破壊王逝く

言葉もないな。

僕は橋本真也がキライだった。
いや、正確にはプロレスというものがキライだった。10代の間は。
おそらく、ガキの頃から真剣に空手をやっていたのが原因だと思う。
自分が学んだ技術をベースにして「プロレス」を見てしまうから、その中途半端な「ギミック」や、「はったり」加減がダメだったんだろう。

でも、沖縄を離れ、空手から距離を置くに従って、たぶんそういうものがどうでもよくなったんだろう、次第にプロレスが好きになっていった。

気がつくと、酔っ払ったさいにふざけて「袈裟切りチョップ→タメ→爆裂キック」とかを友達*1に掛けるぐらいだ。90年代半ばからプロレスを見始めた僕にとって、彼はプロレスの偶像の一人だった。

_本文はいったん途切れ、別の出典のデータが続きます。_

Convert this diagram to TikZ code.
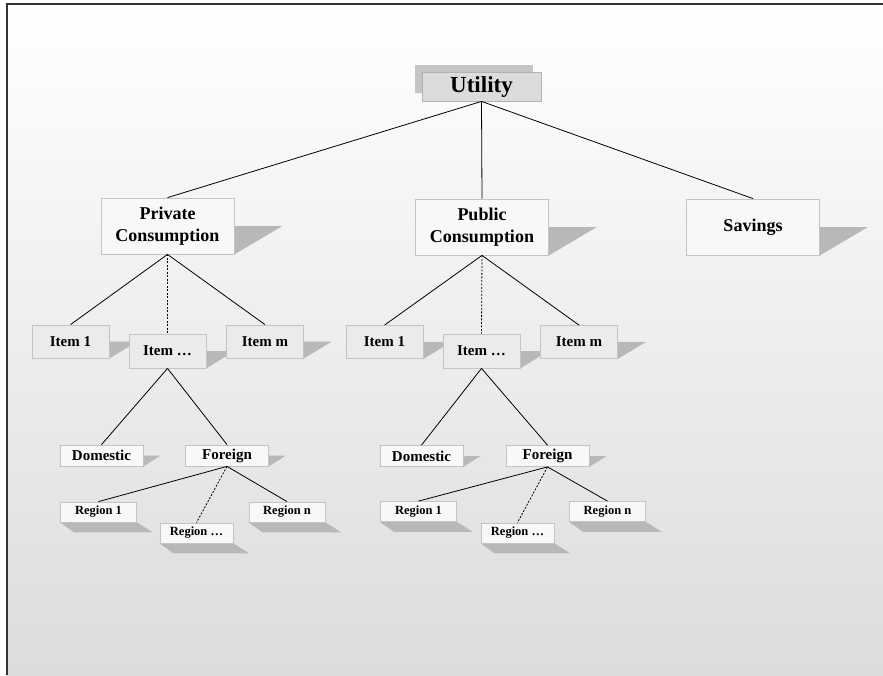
\documentclass[tikz,border=0pt]{standalone}
\usepackage{fontspec}
\setmainfont{Liberation Serif}
\usetikzlibrary{calc}
\pgfdeclarelayer{back}
\pgfdeclarelayer{shad}
\pgfsetlayers{back,shad,main}
\definecolor{shadowc}{HTML}{B8B8B8}
\definecolor{boxline}{HTML}{C4C4C4}
\definecolor{lightbox}{HTML}{F8F8F8}
\definecolor{itemfill}{HTML}{EBEBEB}
\definecolor{utilfill}{HTML}{DCDCDC}
\definecolor{utilback}{HTML}{C4C4C4}
\definecolor{bgbottom}{HTML}{DCDCDC}
\newcommand{\rshadow}[2]{\fill[shadowc] (#1.south west) -- (#1.south east) -- ($(#1.east)+(#2,0)$) -- ($(#1.west)+(#2,0)$) -- cycle;}
\newcommand{\dshadow}[1]{\fill[shadowc] (#1.south west) -- (#1.south east) -- ($(#1.south east)+(16,10)$) -- ($(#1.south west)+(14,10)$) -- cycle;}
\begin{document}
\begin{tikzpicture}[x=1pt,y=-1pt,
  base/.style={draw=boxline, line width=0.8pt, inner sep=0pt, align=center},
  utilbox/.style={base, fill=utilfill, draw=black!30, minimum width=119pt, minimum height=29pt, font=\fontsize{23}{26}\selectfont\bfseries},
  consbox/.style={base, fill=lightbox, minimum width=133pt, minimum height=56pt, font=\fontsize{18}{21.5}\selectfont\bfseries},
  itembox/.style={base, fill=itemfill, minimum width=77pt, minimum height=33pt, font=\fontsize{15}{17}\selectfont\bfseries},
  lthree/.style={base, fill=lightbox, minimum width=83pt, minimum height=21pt, font=\fontsize{15}{17}\selectfont\bfseries},
  regbox/.style={base, fill=lightbox, minimum width=76pt, minimum height=20pt, font=\fontsize{12.5}{14}\selectfont\bfseries},
  edge/.style={line width=0.8pt, black},
  dedge/.style={line width=0.8pt, black, dash pattern=on 2pt off 1.5pt}]
\useasboundingbox (0,0) rectangle (883,675);
\begin{pgfonlayer}{back}
  \shade[top color=white, bottom color=bgbottom] (7,4) rectangle (883,675);
  \draw[line width=1.6pt, black!80] (7,675) -- (7,4) -- (883,4);
\end{pgfonlayer}

% Utility
\fill[utilback] (415,65) rectangle (533,93);
\node[utilbox] (u) at (481.5,86.5) {Utility};

% level 1
\node[consbox] (pc) at (167.5,226) {Private\\Consumption};
\node[consbox] (pu) at (482,227) {Public\\Consumption};
\node[consbox] (sav) at (753,227) {Savings};

% level 2
\node[itembox] (i1L) at (70.5,341.5) {Item 1};
\node[itembox, minimum height=34pt] (idL) at (167.5,351) {Item \dots};
\node[itembox] (imL) at (265,341.5) {Item m};
\node[itembox] (i1R) at (384.5,342) {Item 1};
\node[itembox, minimum height=34pt] (idR) at (481.5,351) {Item \dots};
\node[itembox] (imR) at (579,342) {Item m};

% level 3
\node[lthree] (domL) at (101.5,455.5) {Domestic};
\node[lthree] (forL) at (227,455.5) {Foreign};
\node[lthree] (domR) at (421.5,456) {Domestic};
\node[lthree] (forR) at (547.5,456) {Foreign};

% level 4
\node[regbox] (r1L) at (98.5,512) {Region 1};
\node[regbox, minimum width=73pt] (rdL) at (196.5,533) {Region \dots};
\node[regbox] (rnL) at (287,512) {Region n};
\node[regbox] (r1R) at (418.5,511.5) {Region 1};
\node[regbox, minimum width=73pt] (rdR) at (517.5,533) {Region \dots};
\node[regbox] (rnR) at (607.5,511.5) {Region n};

\begin{pgfonlayer}{shad}
  \rshadow{pc}{48}\rshadow{pu}{48}\rshadow{sav}{48}
  \rshadow{i1L}{28}\rshadow{idL}{28}\rshadow{imL}{28}
  \rshadow{i1R}{28}\rshadow{idR}{28}\rshadow{imR}{28}
  \rshadow{domL}{17}\rshadow{forL}{17}\rshadow{domR}{17}\rshadow{forR}{17}
  \dshadow{r1L}\dshadow{rdL}\dshadow{rnL}
  \dshadow{r1R}\dshadow{rdR}\dshadow{rnR}
\end{pgfonlayer}

% connectors
\draw[edge] (u.south) -- (pc.north);
\draw[edge] (u.south) -- (pu.north);
\draw[edge] (u.south) -- (sav.north);

\draw[edge] (pc.south) -- (i1L.north);
\draw[dedge] (pc.south) -- (idL.north);
\draw[edge] (pc.south) -- (imL.north);
\draw[edge] (pu.south) -- (i1R.north);
\draw[dedge] (pu.south) -- (idR.north);
\draw[edge] (pu.south) -- (imR.north);

\draw[edge] (idL.south) -- (domL.north);
\draw[edge] (idL.south) -- (forL.north);
\draw[edge] (idR.south) -- (domR.north);
\draw[edge] (idR.south) -- (forR.north);

\draw[edge] (forL.south) -- (r1L.north);
\draw[dedge] (forL.south) -- (rdL.north);
\draw[edge] (forL.south) -- (rnL.north);
\draw[edge] (forR.south) -- (r1R.north);
\draw[dedge] (forR.south) -- (rdR.north);
\draw[edge] (forR.south) -- (rnR.north);
\end{tikzpicture}
\end{document}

不器用なレスラーだった。技のレパートリーも多くない。IWGP、三冠ベルトを獲得したとはいえ、今から考えるとそんなに強いレスラーでもなかったんだろう。

でも、わかりやすいプロレスをしていた。シンプルで直線的で、単純で。そこが魅力だったんだと思う。そして、僕はそういう彼の戦い方が好きだった。彼の代わりは誰にも勤まらない。一時期彼が自身のテーマとして掲げていた「闘魂伝承」は実現することはできなかったのかもしれない。しかし、彼は彼らしいオリジナルのプロレスラー像を作り上げたと思う。

もう、彼の有志をリングで見れないのは残念だ。もう一度「闘魂三銃士」揃いぶみが見たかった。

合掌。

*1:rtomowaka氏とかね。大きいから安心して撃てる。